Bipolar blogger Natasha Tracy offers exclusive insight into the world of bipolar disorder.See all posts »
‘Tis the Season to Be Unstable
Fa la la la la la la la la.
The holidays have landed squarely in our laps, and that is both good and bad. Many people look forward to the holiday from work, seeing their families, opening gifts, and eating too much food. That is the good. On the other hand, people tend to forget all the things that were keeping their bipolar at bay during the year. That is, most definitely, the bad.
The Holidays. Yay?
I would suggest that the holidays bring stress to everyone—even if you love them. There are very few people I’ve ever heard say that this time of year is relaxing. In fact, I don’t think I’ve ever heard anyone say that. Even if you adore spending time with your family (and many of us don’t) there’s still the pressure of gifts, and trees, and perfect holiday dinners, and party-planning, and, and, and. This holiday comes with teeth.
But that’s okay. We’re strong, resilient people and we can handle life’s stressors. Can’t we?
The thing is, if someone were in a stressful situation I would tell them this: use all of your coping skills to work your way through it. Anticipate the effects stress will have on you and fight it with rest, routine, medication, therapy, exercise, friends, and all the other things that work for you.
And most people would think that was pretty reasonable. But with the holidays, this notion of “fighting” them goes out the window because we all fall prey to a Norman Rockwell version of the holidays where everyone is magically happy just because it’s December. People forget that the stress is real. People forget their coping mechanisms. People walk into the holidays blindly not at all thinking of the effect they will have on their bipolar disorder.

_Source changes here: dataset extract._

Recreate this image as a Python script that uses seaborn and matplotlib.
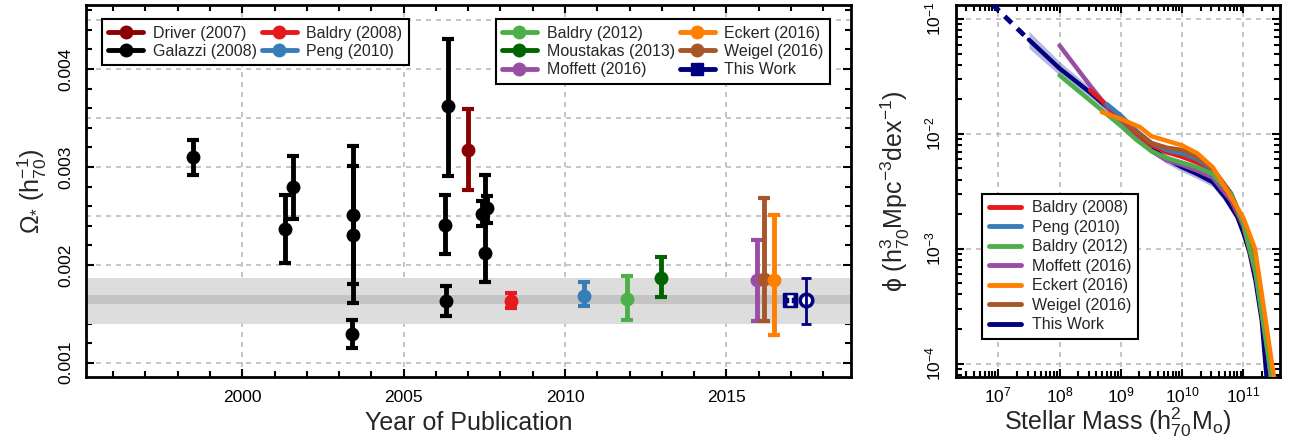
import numpy as np
import pandas as pd
import matplotlib
matplotlib.use('Agg')
import matplotlib.pyplot as plt
from matplotlib.lines import Line2D
from matplotlib.ticker import MultipleLocator, LogLocator, NullFormatter
import seaborn as sns

sns.set_theme(style='ticks')
plt.rcParams['font.family'] = ['Liberation Sans', 'DejaVu Sans']
plt.rcParams['mathtext.fontset'] = 'custom'
plt.rcParams['mathtext.rm'] = 'Liberation Sans'
plt.rcParams['mathtext.it'] = 'Liberation Sans:italic'
plt.rcParams['mathtext.sf'] = 'Liberation Sans'

# ---- left panel: stellar mass density estimates (year, value, low, high)
galazzi_year = [1998.48, 2001.32, 2001.58, 2003.42, 2003.42, 2003.40,
                2006.37, 2006.28, 2006.32, 2007.44, 2007.57, 2007.52]
galazzi_val = [0.00310, 0.00237, 0.00279, 0.00251, 0.00230, 0.00129,
               0.00362, 0.00241, 0.00163, 0.00252, 0.00258, 0.00212]
galazzi_lo = [0.00292, 0.00202, 0.00247, 0.00180, 0.00161, 0.00115,
              0.00291, 0.00211, 0.00148, 0.00240, 0.00243, 0.00182]
galazzi_hi = [0.00328, 0.00271, 0.00311, 0.00321, 0.00301, 0.00144,
              0.00431, 0.00271, 0.00178, 0.00265, 0.00270, 0.00292]

surveys = ['Driver (2007)', 'Baldry (2008)', 'Peng (2010)', 'Baldry (2012)',
           'Moustakas (2013)', 'Moffett (2016)', 'Weigel (2016)', 'Eckert (2016)']
survey_year = [2006.98, 2008.33, 2010.58, 2011.91, 2012.97, 2015.94, 2016.15, 2016.48]
survey_val = [0.00317, 0.00163, 0.00168, 0.00165, 0.00187, 0.00185, 0.00186, 0.00185]
survey_lo = [0.00276, 0.00156, 0.00158, 0.00144, 0.00167, 0.00143, 0.00143, 0.00128]
survey_hi = [0.00359, 0.00171, 0.00182, 0.00189, 0.00208, 0.00225, 0.00268, 0.00251]

this_year = [2016.97, 2017.47]
this_val = [0.00164, 0.00164]
this_lo = [0.00160, 0.00140]
this_hi = [0.00168, 0.00187]

band_outer = [0.00140, 0.00187]
band_inner = [0.00160, 0.00169]

# ---- right panel: stellar mass functions (log M, log phi)
smf = {
    'This Work': ([7.5, 8.0, 8.5, 9.0, 9.25, 9.5, 9.75, 10.0, 10.25, 10.5, 10.7, 10.9, 11.0, 11.1, 11.2, 11.3, 11.38],
                  [-1.18, -1.43, -1.64, -1.87, -2.00, -2.12, -2.22, -2.29, -2.35, -2.42, -2.55, -2.72, -2.86, -3.03, -3.28, -3.62, -4.12]),
    'Moffett (2016)': ([8.0, 8.5, 8.8, 9.0, 9.25, 9.5, 9.75, 10.0, 10.25, 10.5, 10.8, 11.0, 11.2, 11.4, 11.48],
                       [-1.23, -1.58, -1.78, -1.90, -2.03, -2.15, -2.23, -2.27, -2.32, -2.38, -2.58, -2.80, -3.20, -3.85, -4.12]),
    'Baldry (2008)': ([8.5, 9.0, 9.25, 9.5, 9.75, 10.0, 10.25, 10.5, 10.8, 11.0, 11.2, 11.4, 11.45],
                      [-1.62, -1.86, -1.99, -2.10, -2.16, -2.20, -2.25, -2.33, -2.55, -2.80, -3.22, -3.92, -4.12]),
    'Peng (2010)': ([8.77, 9.0, 9.25, 9.5, 9.75, 10.0, 10.25, 10.5, 10.8, 11.0, 11.2, 11.4, 11.45],
                    [-1.74, -1.84, -1.97, -2.08, -2.14, -2.17, -2.22, -2.31, -2.52, -2.78, -3.20, -3.90, -4.12]),
    'Weigel (2016)': ([9.0, 9.25, 9.5, 9.75, 10.0, 10.25, 10.5, 10.8, 11.0, 11.2, 11.4, 11.48],
                      [-1.86, -1.98, -2.08, -2.12, -2.14, -2.20, -2.30, -2.52, -2.77, -3.15, -3.80, -4.12]),
    'Baldry (2012)': ([8.0, 8.5, 9.0, 9.25, 9.5, 9.75, 10.0, 10.25, 10.5, 10.8, 11.0, 11.2, 11.4, 11.46],
                      [-1.49, -1.71, -1.93, -2.05, -2.15, -2.21, -2.25, -2.29, -2.35, -2.53, -2.78, -3.20, -3.90, -4.12]),
    'Eckert (2016)': ([8.69, 9.0, 9.31, 9.5, 9.75, 10.0, 10.25, 10.5, 10.75, 11.0, 11.19, 11.33, 11.5],
                      [-1.81, -1.87, -1.94, -2.02, -2.06, -2.10, -2.17, -2.29, -2.51, -2.73, -3.00, -3.50, -4.12]),
}
this_band = [0.075, 0.06, 0.045, 0.04, 0.04, 0.04, 0.04, 0.04, 0.04, 0.04, 0.04, 0.04, 0.04, 0.04, 0.04, 0.04, 0.04]
this_dash_logm = [6.90, 7.45]
this_dash_logphi = [-0.87, -1.155]

colors = {
    'Driver (2007)': '#8B0000', 'Galazzi (2008)': 'black', 'Baldry (2008)': '#E41A1C',
    'Peng (2010)': '#377EB8', 'Baldry (2012)': '#4DAF4A', 'Moustakas (2013)': '#006400',
    'Moffett (2016)': '#984EA3', 'Eckert (2016)': '#FF7F00', 'Weigel (2016)': '#A65628',
    'This Work': '#000080',
}

fig = plt.figure(figsize=(12.92, 4.46), dpi=100)
ax1 = fig.add_axes([0.0666, 0.1547, 0.5921, 0.834])
ax2 = fig.add_axes([0.7397, 0.1547, 0.2511, 0.834])

grid_kw = dict(color='#BBBBBB', lw=1.2, ls=(0, (3, 3)), zorder=0)
eb_kw = dict(fmt='o', ms=9, lw=3.5, capsize=4.5, capthick=3, zorder=5)

# bands
ax1.axhspan(band_outer[0], band_outer[1], color='#DDDDDD', lw=0, zorder=1)
ax1.axhspan(band_inner[0], band_inner[1], color='#C4C4C4', lw=0, zorder=1)
for yv in np.arange(0.001, 0.0046, 0.0005):
    ax1.axhline(yv, **grid_kw)
for xv in [2000, 2005, 2010, 2015]:
    ax1.axvline(xv, **grid_kw)

g = np.array(galazzi_val)
ax1.errorbar(galazzi_year, g, yerr=[g - np.array(galazzi_lo), np.array(galazzi_hi) - g],
             color='black', **eb_kw)
for name, x, v, lo, hi in zip(surveys, survey_year, survey_val, survey_lo, survey_hi):
    ax1.errorbar([x], [v], yerr=[[v - lo], [hi - v]], color=colors[name], **eb_kw)

navy = colors['This Work']
# square estimate
ax1.plot([this_year[0]], [this_val[0]], marker='s', ms=10, color=navy, zorder=6)
ax1.errorbar([this_year[0]], [this_val[0]],
             yerr=[[this_val[0] - this_lo[0]], [this_hi[0] - this_val[0]]],
             fmt='none', ecolor='white', lw=1.8, capsize=2.5, capthick=1.8, zorder=7)
# circle estimate
ax1.plot([this_year[1]], [this_val[1]], marker='o', ms=9, mfc='white', mec=navy, mew=2.5, zorder=6)
ax1.errorbar([this_year[1]], [this_val[1]],
             yerr=[[this_val[1] - this_lo[1]], [this_hi[1] - this_val[1]]],
             fmt='none', ecolor=navy, lw=2, capsize=3.5, capthick=2, zorder=7)

ax1.set_xlim(1995.16, 2018.86)
ax1.set_ylim(0.000854, 0.004654)
ax1.xaxis.set_major_locator(MultipleLocator(5))
ax1.xaxis.set_minor_locator(MultipleLocator(1))
ax1.yaxis.set_major_locator(MultipleLocator(0.001))
ax1.yaxis.set_minor_locator(MultipleLocator(0.0002))
ax1.set_yticklabels(['%.3f' % t for t in ax1.get_yticks()])
ax1.set_xlabel('Year of Publication', fontsize=18, labelpad=5)
ax1.set_ylabel(r'$\Omega_{*}\ (\mathrm{h}_{70}^{-1})$', fontsize=18, labelpad=7)

def leg_handle(name, marker='o'):
    return Line2D([], [], color=colors[name], lw=3.5, marker=marker, ms=9)

leg_kw = dict(fontsize=11.5, frameon=True, fancybox=False, edgecolor='black',
              handlelength=2.2, handletextpad=0.6, columnspacing=0.3,
              labelspacing=0.2, borderpad=0.4, framealpha=1)
l1 = ['Driver (2007)', 'Galazzi (2008)', 'Baldry (2008)', 'Peng (2010)']
h1 = [leg_handle(n) for n in l1]
leg1 = ax1.legend(h1, l1, ncol=2, loc='upper left', bbox_to_anchor=(0.01, 0.983), **leg_kw)
leg1.get_frame().set_linewidth(1.5)
ax1.add_artist(leg1)
n2 = ['Baldry (2012)', 'Moustakas (2013)', 'Moffett (2016)', 'Eckert (2016)', 'Weigel (2016)', 'This Work']
h2 = [leg_handle(n, 's' if n == 'This Work' else 'o') for n in n2]
leg2 = ax1.legend(h2, n2, ncol=2, loc='upper right', bbox_to_anchor=(0.983, 0.983), **leg_kw)
leg2.get_frame().set_linewidth(1.5)

# ---- right panel
for v in [1e7, 1e8, 1e9, 1e10, 1e11]:
    ax2.axvline(v, **grid_kw)
for v in [1e-4, 1e-3, 1e-2, 1e-1]:
    ax2.axhline(v, **grid_kw)

rows = []
for name, (lm, lp) in smf.items():
    for a, b in zip(lm, lp):
        rows.append((name, 10 ** a, 10 ** b))
df = pd.DataFrame(rows, columns=['survey', 'mass', 'phi'])

tm = np.array(smf['This Work'][0])
tp = np.array(smf['This Work'][1])
tb = np.array(this_band)
ax2.fill_between(10 ** tm, 10 ** (tp - tb), 10 ** (tp + tb), color='#8080C8', alpha=0.55, lw=0, zorder=2)
ax2.plot(10 ** np.array(this_dash_logm), 10 ** np.array(this_dash_logphi), color=navy,
         lw=3.5, ls=(0, (2, 1.6)), zorder=3)
for name in smf:
    sns.lineplot(data=df[df.survey == name], x='mass', y='phi', color=colors[name], lw=3.2,
                 sort=False, estimator=None, ax=ax2, zorder=3)

ax2.set_xscale('log')
ax2.set_yscale('log')
ax2.set_xlim(10 ** 6.305, 10 ** 11.6)
ax2.set_ylim(10 ** -4.117, 10 ** -0.878)
ax2.xaxis.set_major_locator(LogLocator(base=10, numticks=20))
ax2.xaxis.set_minor_locator(LogLocator(base=10, subs=np.arange(2, 10), numticks=20))
ax2.yaxis.set_major_locator(LogLocator(base=10, numticks=20))
ax2.yaxis.set_minor_locator(LogLocator(base=10, subs=np.arange(2, 10), numticks=20))
ax2.xaxis.set_minor_formatter(NullFormatter())
ax2.yaxis.set_minor_formatter(NullFormatter())
ax2.set_xlabel(r'Stellar Mass $(\mathrm{h}_{70}^{2}\mathrm{M}_{\mathrm{o}})$', fontsize=18, labelpad=0)
ax2.set_ylabel(r'ϕ $(\mathrm{h}_{70}^{3}\mathrm{Mpc}^{-3}\mathrm{dex}^{-1})$', fontsize=18, labelpad=8)

order = ['Baldry (2008)', 'Peng (2010)', 'Baldry (2012)', 'Moffett (2016)', 'Eckert (2016)', 'Weigel (2016)', 'This Work']
h3 = [Line2D([], [], color=colors[n], lw=3.5) for n in order]
leg3 = ax2.legend(h3, order, loc='lower left', bbox_to_anchor=(0.058, 0.082), fontsize=11.5,
                  frameon=True, fancybox=False, edgecolor='black', handlelength=2.0,
                  handletextpad=0.7, labelspacing=0.28, borderpad=0.4, framealpha=1)
leg3.get_frame().set_linewidth(1.5)

for ax in (ax1, ax2):
    for s in ax.spines.values():
        s.set_linewidth(2)
        s.set_color('black')
    ax.tick_params(which='both', direction='in', top=True, right=True, width=1.5, colors='black')
    ax.tick_params(which='major', length=6, labelsize=12.5, pad=9)
    ax.tick_params(which='minor', length=4)
ax2.tick_params(axis='x', which='major', pad=6)
plt.setp(ax1.get_yticklabels(), rotation=90, va='center')
plt.setp(ax2.get_yticklabels(), rotation=90, va='center')

fig.savefig('out.png', dpi=100)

And I get this. I do. In no Christmas story is the tale of the girl with bipolar disorder who leaves the party early in order to get her sleep. In no holiday carol does the bipolar boy take his medications as prescribed and refuse the eggnog because of the effect it has on his mood. We have a romanticized notion of the holiday. And I get it. It’s what we all would have if we could get it.
We Hate Limitations
But the fact of the matter is, we can’t get it. We are not like everyone else. We cannot party until 2 AM and expect to be okay. We cannot drink and do drugs. We cannot get ridiculously stressed out because the centerpiece doesn’t match the napkin rings.
We just can’t. At least not if you want to spend you January somewhere outside the psych ward.
And no one wants to hear this. No one wants to hear of limitations. But consider this. Anyone with an illness has limitations, and the holidays make no difference. If you were in cancer treatment, you would still have to go get radiation as prescribed. If you were diabetic you would still have to watch your diet, like always. If you had a broken leg you wouldn’t be able to dance just because it was a holiday. Every illness or injury puts limitations on you. But it’s up to us to be strong enough to recognize that.
Put Your Bipolar First
And while some people complain that bipolar shouldn’t dictate every moment of their lives, I would argue that making adjustments to your holiday routine so that you stay well is well worth the sacrifices you have to make. Eggnog versus depression. Holiday stress versus hypomania. Staying out partying versus mania. There’s a reason people with bipolar disorder are in treatment and it’s to get rid of the depression, mania and hypomania and inviting it back just so you can “fit in” with the people around you is ridiculous.
So do your part to stay well. Treat the holidays like the stressor they are. You can still have fun; you just can’t necessarily have the same fun as everyone else. Does that suck? Well, yes, it does. But it sucks a lot less than spending January in a sea of misery, wishing you were dead, desperately seeking a medication change to help you out of it. Eggnog doesn’t seem so tasty now, does it?